In den Jahren nach der Wende 1982 haben HHB und ich gemeinsam Reisen in Sachen Menschenrechte unternommen – u.a. in die DDR, zu den Bürgerrechtlern und zu den Aufrechten in der Evangelischen Kirche. In ihren Erinnerungen schreibt sie: „Der vorletzte Kirchentag fand 1988 in Rostock statt, unter der Leitung des mutigen Stadtpfarrers Joachim Gauck, der Zuversicht und Verbundenheit vermittelte.“

 

HHB war auch Ehefrau, Mutter, Großmutter. Sie sagte von ihrem Mann Erwin Hamm, dem sie 52 Jahre verbunden war, dass er ihr unbeirrbar und mit einem wunderbaren Humor ausgestattet stets Schützenhilfe geleistet habe. Sonst hätte sie beide Aufgaben gar nicht miteinander vereinbaren können. Ihre Kinder, vor allem Tochter Verena, waren ihr bis zum Schluss liebevoller Beistand.

 

Mit HHB verbindet mich eine vertrauensvolle enge politische Freundschaft – über viele Jahrzehnte. Sie war mir stets eine ermutigende, bisweilen auch kritische Ratgeberin. Ich bin HHB zutiefst dankbar. Bis zuletzt haben wir den Kontakt gehalten.

 

HHB hat uns Vermächtnisse hinterlassen. Zwei Beispiele möchte ich nennen:

Besonders wichtig ist die von ihr und Ernst Ludwig Heuss – dem Sohn von Theodor Heuss – gegründete Theodor-Heuss-Stiftung, mit der die Entwicklung unserer Demokratie kritisch begleitet und das demokratische Engagement der Bürger gefördert werden soll. Über vierzig Jahre war sie Vorsitzende. Jedes Jahr werden bis heute Menschen mit Preisen und Medaillen ausgezeichnet. Die ersten Preisträger waren „Aktion Sühnezeichen“ und der Pädagoge Georg Picht. Gewürdigt wurden immer wieder auch Initiativen gegen Rechtsextremismus und Fremdenfeindlichkeit. Wir werden diese Stiftungsaktivitäten ganz in ihrem Sinne fortführen.

 

Eine weitere wichtige Initiative ist das 1989 gesamtdeutsch gegründete Förderprogramm für Schulen und Schüler: „Demokratisch Handeln“.

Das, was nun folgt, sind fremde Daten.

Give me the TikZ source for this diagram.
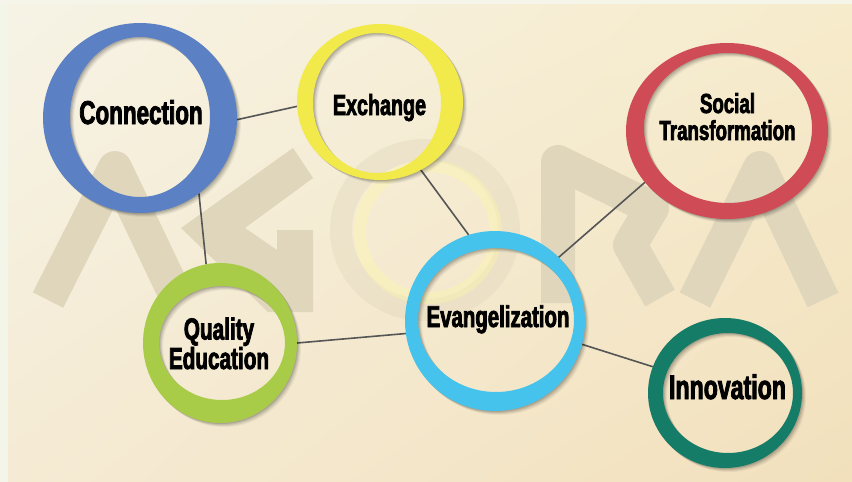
\documentclass[tikz,border=0pt]{standalone}
\usepackage{fontspec}
\usetikzlibrary{shapes.geometric,shadings}
\newfontfamily\lblfont{Liberation Sans}[FakeStretch=0.68,BoldFeatures={FakeBold=2.5}]
\definecolor{bgUL}{HTML}{F6F3E6}
\definecolor{bgUR}{HTML}{F6EBCB}
\definecolor{bgLL}{HTML}{F5EBD4}
\definecolor{bgLR}{HTML}{F2E0BC}
\definecolor{edgeL}{HTML}{F4F5E9}
\definecolor{edgeT}{HTML}{F6F5EA}
\definecolor{wmc}{HTML}{DFD6BC}
\definecolor{cblue}{HTML}{5B80C4}
\definecolor{cyellow}{HTML}{F2EA4A}
\definecolor{cred}{HTML}{CF4B56}
\definecolor{cgreen}{HTML}{A9CC48}
\definecolor{ccyan}{HTML}{45C3EC}
\definecolor{cteal}{HTML}{157C68}
\definecolor{lgray}{HTML}{555555}
\newcommand\myring[9]{%
  \foreach \s/\op in {4/0.05,3/0.07,2/0.09,1/0.11}{
    \fill[black,opacity=\op,even odd rule] (#2+\s,#3+\s) ellipse[x radius=#4pt,y radius=#5pt] (#6+\s,#7+\s) ellipse[x radius=#8pt,y radius=#9pt];}
  \fill[#1,even odd rule] (#2,#3) ellipse[x radius=#4pt,y radius=#5pt] (#6,#7) ellipse[x radius=#8pt,y radius=#9pt];
}
\tikzset{
  wm/.style={draw=wmc,line width=34pt,line join=round,line cap=butt},
  conline/.style={draw=lgray,line width=1.6pt},
  hub/.style={ellipse,inner sep=0pt,outer sep=0pt},
  lbl/.style={text=black,inner sep=0pt,align=center}
}
\begin{document}
\begin{tikzpicture}[x=1pt,y=-1pt]
\useasboundingbox (0,0) rectangle (852,482);
% background
\shade[upper left=bgUL,upper right=bgUR,lower left=bgLL,lower right=bgLR] (0,0) rectangle (852,482);
\fill[edgeL] (0,0) rectangle (8,482);
\fill[edgeT] (0,0) rectangle (852,4);
% watermark AGORA
\draw[wm] (48,300) -- (115,168) -- (178,300);
\fill[wmc] (181,228) -- (293,148) -- (313,178) -- (245,228) -- (277,250) -- (277,230)
  -- (313,230) -- (313,312) -- (268,312) -- cycle;
\draw[draw=wmc,line width=22pt,opacity=0.38] (425,230) ellipse[x radius=84pt,y radius=80pt];
\draw[draw=yellow!35,line width=12pt,opacity=0.35] (428,232) ellipse[x radius=68pt,y radius=66pt];
\draw[wm] (558,303) -- (558,162) -- (652,208) -- (630,245) -- (660,298);
\draw[wm] (695,300) -- (760,168) -- (823,300);
% hub nodes (outer rings)
\node[hub,minimum width=194pt,minimum height=190pt] (conn) at (140,118) {};
\node[hub,minimum width=166pt,minimum height=156pt] (exch) at (380,102) {};
\node[hub,minimum width=202pt,minimum height=176pt] (soc) at (727,131) {};
\node[hub,minimum width=154pt,minimum height=160pt] (qual) at (220,343) {};
\node[hub,minimum width=180pt,minimum height=180pt] (evan) at (495,321) {};
\node[hub,minimum width=154pt,minimum height=150pt] (inno) at (725,393) {};
% connectors
\draw[conline] (conn.-1) -- (exch.183);
\draw[conline] (conn.-52) -- (qual.100);
\draw[conline] (exch.-59) -- (evan.107);
\draw[conline] (evan.45) -- (soc.212);
\draw[conline] (qual.0) -- (evan.188);
\draw[conline] (evan.-15) -- (inno.160);
% rings
\myring{cblue}{140}{118}{97}{95}{140}{117}{70}{80}
\myring{cyellow}{380}{102}{83}{78}{377}{103}{64}{70}
\myring{cred}{727}{131}{101}{88}{728}{128}{84}{75}
\myring{cgreen}{220}{343}{77}{80}{222}{343}{63}{57}
\myring{ccyan}{495}{321}{90}{90}{496}{320}{78}{72}
\myring{cteal}{725}{393}{77}{75}{728}{393}{65}{60}
% labels
\node[lbl,anchor=base,font=\lblfont\bfseries\fontsize{33}{33}\selectfont] (tconn) at (141,124) {Connection};
\node[lbl,anchor=base,font=\lblfont\bfseries\fontsize{29}{29}\selectfont] (texch) at (379.5,115) {Exchange};
\node[lbl,anchor=base,font=\lblfont\bfseries\fontsize{27.5}{27}\selectfont] (tsoc) at (727.5,140) {Social\\Transformation};
\node[lbl,anchor=base,font=\lblfont\bfseries\fontsize{30.5}{28}\selectfont] (tqual) at (219,369) {Quality\\Education};
\node[lbl,anchor=base,font=\lblfont\bfseries\fontsize{30}{30}\selectfont] (tevan) at (498,327) {Evangelization};
\node[lbl,anchor=base,font=\lblfont\bfseries\fontsize{34}{34}\selectfont] (tinno) at (727.5,399) {Innovation};
\end{tikzpicture}
\end{document}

In den Gesprächen der letzten Jahre zeigte HHB sie sich zunehmend beunruhigt über den Zustand unserer Demokratie. Zwar sah sie keine fundamentale Gefährdung unserer demokratischen Staatsordnung, aber sie beklagte besorgniserregende Entwicklungen. Jetzt sind die Krisen der Welt bei uns angekommen – wir sind mittendrin. „Eine ungesteuerte ökonomisch und digital zusammenwachsenden Weltgesellschaft“ – so beschreibt Jürgen Habermas die Lage. Viele Menschen reagieren mit Angst und Unsicherheit und entfernen sich von den Werten des Grundgesetzes. Sie haben Abstiegsängste und beklagen soziale Ungerechtigkeit.

 

HHB war überzeugt, dass wir nicht zuletzt aufgrund unserer Geschichte stark genug sind, uns wehren, zu wehren gegen Verdrossenheit gegenüber der Demokratie, gegen eine Demokratiemüdigkeit, gegen eine Verdrossenheit gegenüber den Parteien, die heute bis zur Politikerverachtung reicht und sich gegen die repräsentative Demokratie wendet. Wir müssen uns wehren gegen die Diskreditierung einer freien Presse und gegen die menschverachtenden Zusammenrottungen im internet. Wir sind auch stark genug, Angriffen auf die Menschenwürde durch neuen Rassismus, durch Fremdenfeindlichkeit und religiöse Intoleranz zu begegnen, wenn wir nur handeln wollen und auch zur Selbstkritik fähig sind. Wir sind nach dem Kriege mit den alten Nazis fertig geworden, warum sollte uns das nicht heute gegenüber ihren Nachfolgern gelingen.

 

HHB, eine große Liberale, eine beispielgebende Demokratin hat sich ihr Leben lang unermüdlich für das Gelingen unserer Demokratie eingesetzt. Setzen wir mit Entschlossenheit ihre Arbeit fort! Sie hat uns gezeigt, wie man das macht.

 

 

Mit großer Dankbarkeit nehmen wir heute Abschied von Hildegard Hamm-Brücher, von ihrer Herzlichkeit und von ihrer Überzeugungskraft – sie wird uns fehlen.